How to implement step-by-step (practical)
- Figure your essentials: rent, phone, groceries, transport. Be exact: $1,235/month, not "around $1k."
- Open 2 accounts (or sub-accounts): Tax Jar and Smoothing Fund. Keep them separate.
- Every time you get paid, immediately move 30% to Tax Jar and allocate the post-tax buckets.
- If you hit a big month, prioritize topping Buffer until you hit 3 months of essentials.
- If a low month hits, cover essentials from post-tax + Buffer. Don't touch Tax Jar unless you're paying taxes.
- Recalculate quarterly — as your costs change, update your essentials and Buffer target.
Key takeaways
- Save 30% of gross for taxes — treat it like rent you owe to Uncle Sam.
- Build a Buffer equal to at least 3 months of essentials; 4 months is safer.
- Use a post-tax bucket split: Essentials 60% / Buffer 20% / Growth 10% / Fun 10%.
- High months are for Buffer top-ups, not extra bingeing — soft saving > doom spending.
- Rebalance monthly so irregular income feels more predictable.
FAQ
- Q: How much should I save for taxes as an intern or freelancer?
A: Your best bet is to reserve 30% of each gross payment.
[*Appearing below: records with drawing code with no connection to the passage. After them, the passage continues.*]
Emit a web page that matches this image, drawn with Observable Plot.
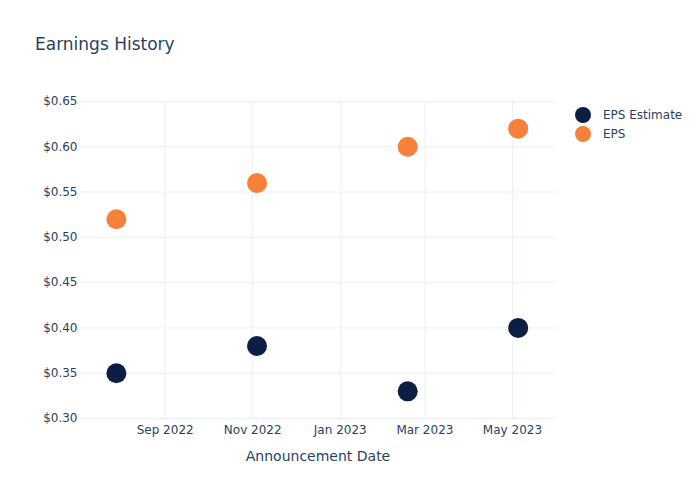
<!DOCTYPE html>
<html>
<head>
<meta charset="utf-8">
<script src="https://cdn.jsdelivr.net/npm/d3@7"></script>
<script src="https://cdn.jsdelivr.net/npm/@observablehq/plot@0.6"></script>
<style>
  body { margin: 0; background: #fff; font-family: "DejaVu Sans", sans-serif; }
  #wrap { position: relative; width: 700px; height: 500px; }
  #title { position: absolute; left: 35px; top: 34px; font-size: 17px; color: #2a3f5f; }
  #legend { position: absolute; left: 575px; top: 105px; font-size: 12px; color: #2a3f5f; }
  .item { display: flex; align-items: center; height: 19px; }
  .sw { width: 16px; height: 16px; border-radius: 50%; margin-right: 12px; }
  svg [aria-label="x-axis label"] { font-size: 14px; }
</style>
</head>
<body>
<div id="wrap">
  <div id="chart"></div>
  <div id="title">Earnings History</div>
  <div id="legend"></div>
</div>
<script>
const dates = ["2022-07-29", "2022-11-04", "2023-02-17", "2023-05-05"];
const epsEstimate = [0.35, 0.38, 0.33, 0.40];
const eps = [0.52, 0.56, 0.60, 0.62];
const seriesNames = ["EPS Estimate", "EPS"];
const seriesColors = ["#0c1f42", "#f7813a"];
const xTicks = ["2022-09-01", "2022-11-01", "2023-01-01", "2023-03-01", "2023-05-01"];
const yTicks = [0.30, 0.35, 0.40, 0.45, 0.50, 0.55, 0.60, 0.65];

const parse = d3.utcParse("%Y-%m-%d");
const rows = [];
dates.forEach((d, i) => {
  rows.push({date: parse(d), value: epsEstimate[i], series: seriesNames[0]});
  rows.push({date: parse(d), value: eps[i], series: seriesNames[1]});
});

const chart = Plot.plot({
  width: 700,
  height: 500,
  marginLeft: 80,
  marginRight: 145,
  marginTop: 100,
  marginBottom: 80,
  style: {fontFamily: "DejaVu Sans, sans-serif", fontSize: "12px", color: "#2a3f5f", background: "#fff"},
  x: {type: "utc", domain: [parse("2022-07-04"), parse("2023-05-31")]},
  y: {domain: [0.2978, 0.6511]},
  color: {domain: seriesNames, range: seriesColors},
  marks: [
    Plot.gridX(xTicks.map(parse), {stroke: "#ebf0f8", strokeOpacity: 1, strokeWidth: 1}),
    Plot.gridY(yTicks, {stroke: "#ebf0f8", strokeOpacity: 1, strokeWidth: 1}),
    Plot.axisX(xTicks.map(parse), {tickFormat: d3.utcFormat("%b %Y"), tickSize: 0, tickPadding: 5,
      label: "Announcement Date", labelAnchor: "center", labelArrow: "none", labelOffset: 40, fill: "#2a3f5f"}),
    Plot.axisY(yTicks, {tickFormat: d => "$" + d.toFixed(2), tickSize: 0, tickPadding: 3, label: null, fill: "#2a3f5f"}),
    Plot.dot(rows, {x: "date", y: "value", fill: "series", r: 10, stroke: null})
  ]
});
document.getElementById("chart").appendChild(chart);

const legend = document.getElementById("legend");
seriesNames.forEach((n, i) => {
  const it = document.createElement("div");
  it.className = "item";
  it.innerHTML = `<span class="sw" style="background:${seriesColors[i]}"></span><span>${n}</span>`;
  legend.appendChild(it);
});
</script>
</body>
</html>
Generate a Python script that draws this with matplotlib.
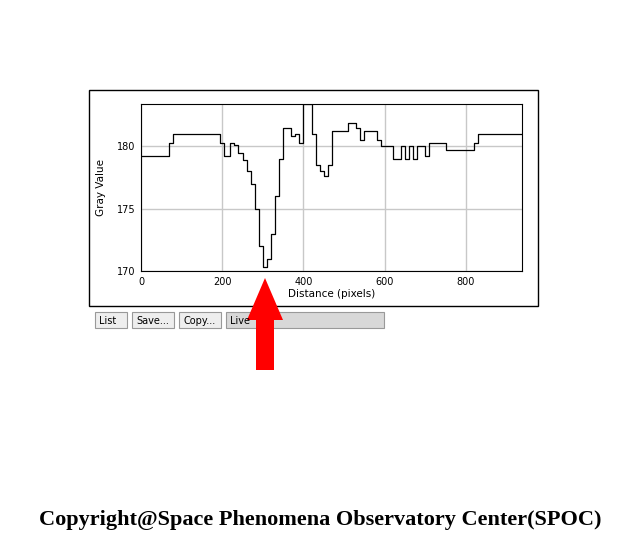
import matplotlib.pyplot as plt
from matplotlib.patches import Rectangle, FancyArrow

distance = [0, 70, 80, 195, 205, 220, 230, 240, 250, 260, 270, 280, 290, 300, 310,
            320, 330, 340, 350, 370, 380, 390, 400, 420, 430, 440, 450, 460, 470,
            510, 530, 540, 550, 580, 590, 620, 640, 650, 660, 670, 680, 700, 710,
            750, 820, 830, 940]
gray = [179.2, 180.3, 181, 180.3, 179.2, 180.3, 180.1, 179.5, 178.9, 178, 177, 175,
        172, 170.3, 171, 173, 176, 179, 181.5, 180.8, 181, 180.3, 183.4, 181, 178.5,
        178, 177.6, 178.5, 181.2, 181.9, 181.5, 180.5, 181.2, 180.5, 180, 179, 180,
        179, 180, 179, 180, 179.2, 180.3, 179.7, 180.3, 181, 181]
buttons = ["List", "Save...", "Copy...", "Live"]

W, H = 640, 551
fig = plt.figure(figsize=(6.4, 5.51), dpi=100)

def fx(p): return p / W
def fy(p): return 1 - p / H

# outer plot window frame
fig.patches.append(Rectangle((fx(89), fy(306)), fx(449), 216 / H, transform=fig.transFigure,
                             fill=False, lw=1, ec='black'))

ax = fig.add_axes([fx(141), fy(271), fx(522 - 141), (271 - 104) / H])
ax.step(distance, gray, where='post', color='black', lw=0.9)
ax.set_xlim(0, 938)
ax.set_ylim(170, 183.4)
ax.set_xticks([0, 200, 400, 600, 800])
ax.set_yticks([170, 175, 180])
ax.grid(color='#c8c8c8', lw=1)
ax.tick_params(labelsize=7, length=0, pad=4)
ax.set_xlabel("Distance (pixels)", fontsize=7.5, labelpad=2)
ax.set_ylabel("Gray Value", fontsize=7.5, labelpad=8)

# buttons
bx = [95, 132, 179, 226]
bw = [32, 42, 42, 158]
for x, w, t in zip(bx, bw, buttons):
    fc = '#d8d8d8' if t == "Live" else '#eeeeee'
    fig.patches.append(Rectangle((fx(x), fy(328)), fx(w), 16 / H, transform=fig.transFigure,
                                 fc=fc, ec='#999999', lw=0.8))
    fig.text(fx(x + 4), fy(321), t, fontsize=7, va='center')

# red arrow
fig.patches.append(FancyArrow(fx(265), fy(370), 0, 92 / H, width=18 / W, head_width=36 / W,
                              head_length=42 / H, length_includes_head=True,
                              transform=fig.transFigure, color='red', lw=0))

fig.text(0.5, fy(520), "Copyright@Space Phenomena Observatory Center(SPOC)",
         ha='center', va='center', fontsize=16, fontweight='bold', family='Liberation Serif')

fig.savefig("out.png", dpi=100)
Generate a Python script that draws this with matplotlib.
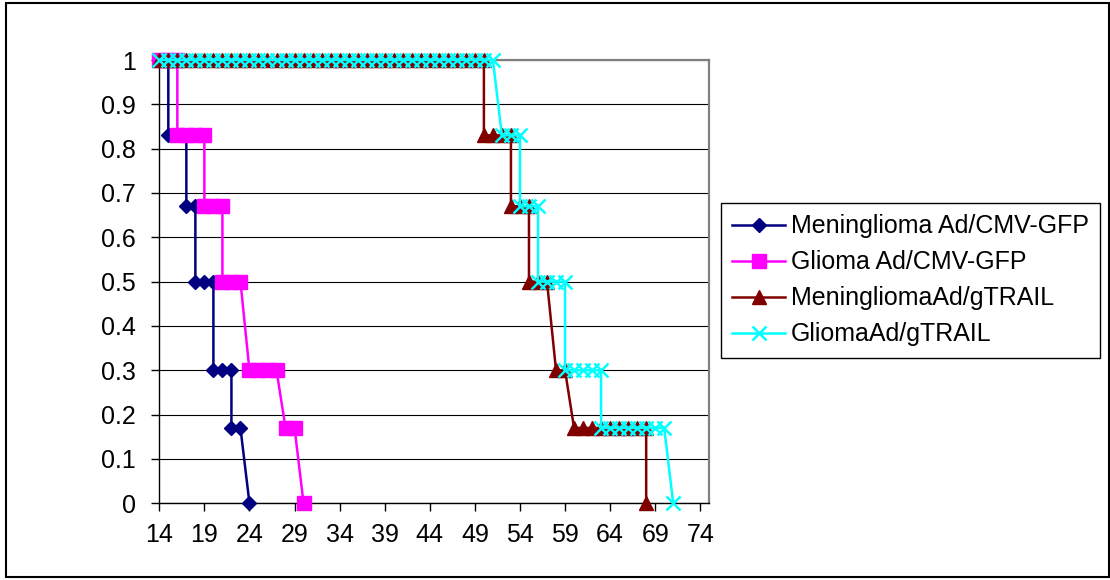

That covers federal + state + self-employment tax in most typical cases; adjust if your situation is different.
- Q: What if I can't build a 3-month Buffer right now?
A: Start smaller: aim for $500 first, then $1,000. Use the same bucket method and prioritize Buffer in any month you get a surplus.
- Q: Can I use my Buffer for non-essentials?
A: Only in emergencies. Treat the Buffer as your smoothing fund — using it to buy a new phone is tempting, but that’s doom spending.
- Q: How often should I rebalance my buckets?
A: Monthly. Recalculate essentials and Buffer target every 3 months or after any major change.
- Q: Do stipends count as taxable income?
A: Often yes — you should still reserve 30% unless you confirm otherwise with a tax pro.
The economy is harder for Gen Z and that’s so real. But a system that smooths income makes your money behave like a steady heartbeat instead of a roller coaster. This method lets you vibe with your career growth without constant panic — main character energy, financial edition. No cap, you’ve got this.